Kelima, pendampingan. Ibnu Khaldun berkata : “Hendaknya guru tidak bersikap sewenang-wenang kepada anak dan murid, lantaran sikap tersebut akan menumbuhkan rasa culas, dusta dan sia-sia. Mereka menampakkan apa yang bukan dari hati karena takut akan hukuman yang menekan dan menidak. Bahkan cara itu akan mengajarkan murid untuk berbuat licik dan khianat. (al-Muqaddimah, hlm. 613)
Atas dasar itu, maka dibuatlah terobosan pendidikan tanpa sanksi fisik, melainkan melalui pendekatan kekeluargaan dan teguran.
Konsukwensinya, seorang guru dituntut fokus hidup bersama murid selama 24 jam penuh. Merangkap peran dari guru, teman curhat, pembimbing, hingga orang tua.
Itulah prototipe umum konsep pendidikan menurut Ibnu Khaldun yang dijadikan acuan sebagian modul Mulazamah hari ini.
Kecuali pada dua aspek yang dikesampingkan, yaitu: pernyataan Ibnu Khaldun untuk tidak terlalu mendalami ilmu alat, menurut beliau belajar bahasa itu cukup dengan praktik dialog langsung. Karena ilmu alat hanyalah wasilah bukan intensi utama. Penekanan proporsi ilmu alat yang berlebih akan menimbulkan pertanyaan: “Lantas kapan kita belajar ilmu maqashid.” (al-Muqaddimah, Hlm. 401)
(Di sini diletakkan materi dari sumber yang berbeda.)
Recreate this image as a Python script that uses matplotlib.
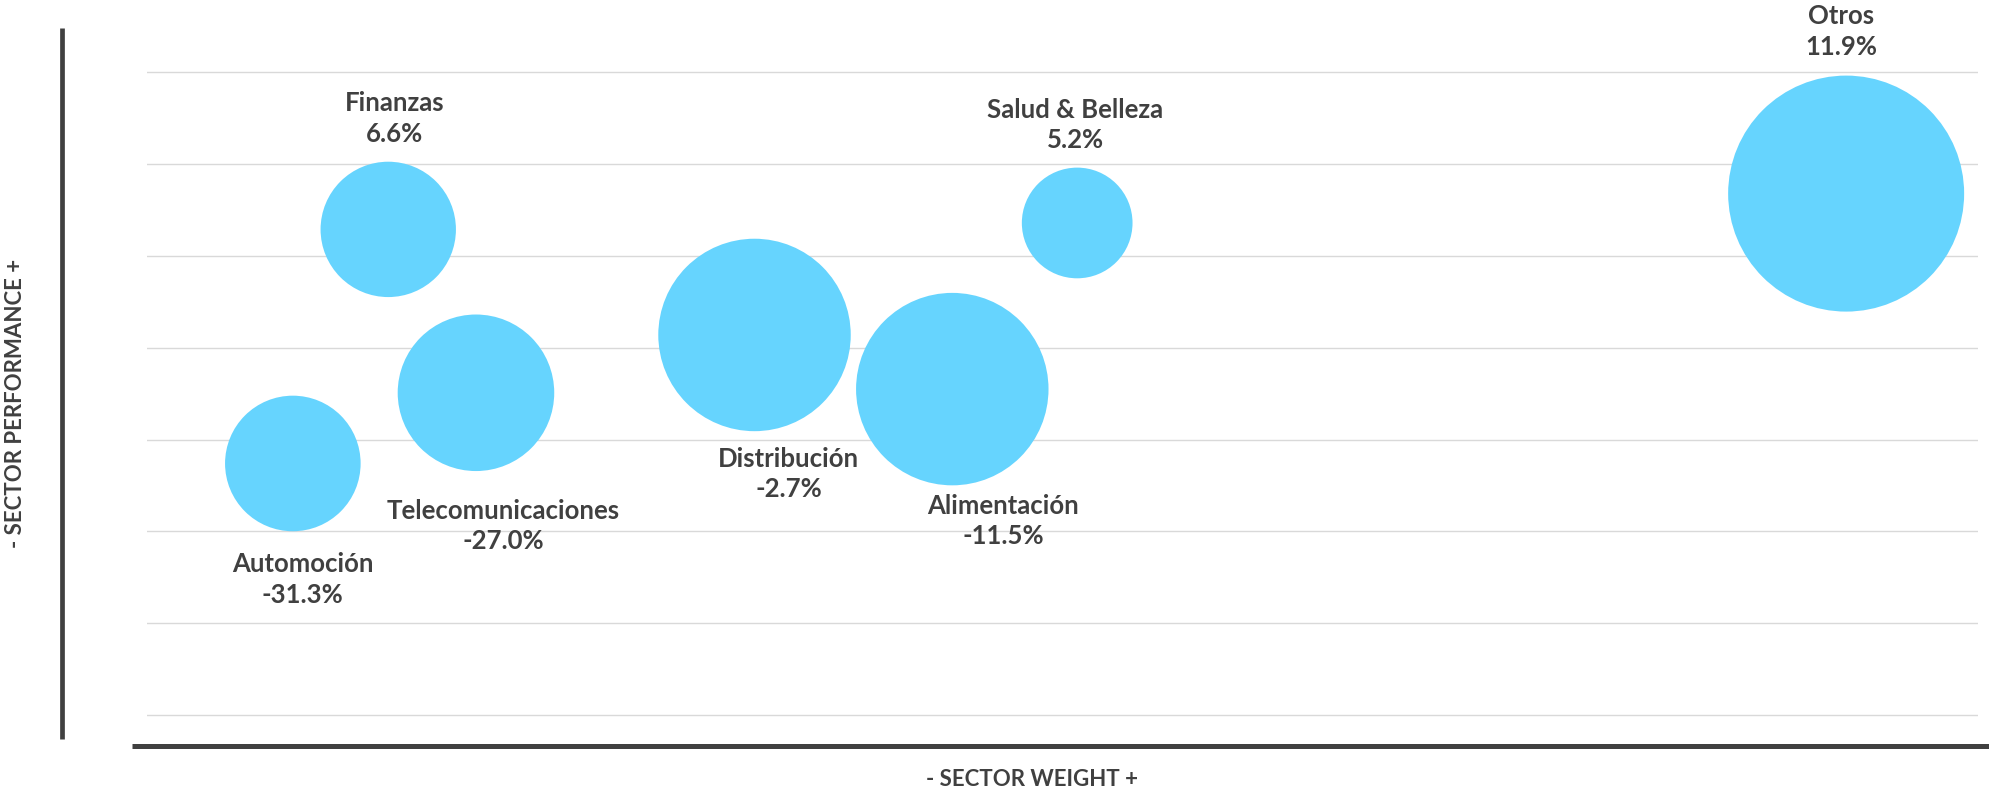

Tetapi sebagai kaum a’jam (non-Arab), penting kiranya untuk melandasi murid dengan dasar bahasa yang kuat dahulu sebelum yang lain.
Aspek yang kedua adalah diskusi. Sebagai seorang sosiolog, Ibnu Khaldun mengerti bahwa metode diskusi interaktif antara muallim dan murid lebih efektif dan efisien.
Beliau berkata : “ … susah kiranya seorang murid mendapatkan potensi kecerdasan dalam berbagai ilmu. Adapun cara mudah mendapatkan potensi tersebut yaitu melatih lisan untuk berdiskusi dan berdialog seputar permasalahan ilmiah. Metode ini dinilai lebih dekat dan efektif. Lihatlah pada sebagian thalibul ilmi, bertahun-tahun umurnya habis untuk mulazamah di majlis ilmu. Tapi ia hanya diam, tidak pernah berdialog dan berunding. Sekedar fokus pada hafalan yang terlampau banyak dari kebutuhan. Sehingga mereka tidak mendapatkan keahlian interaktif tentang ilmu dan ta’lim.”(al-Muqaddimah, Hlm. 401)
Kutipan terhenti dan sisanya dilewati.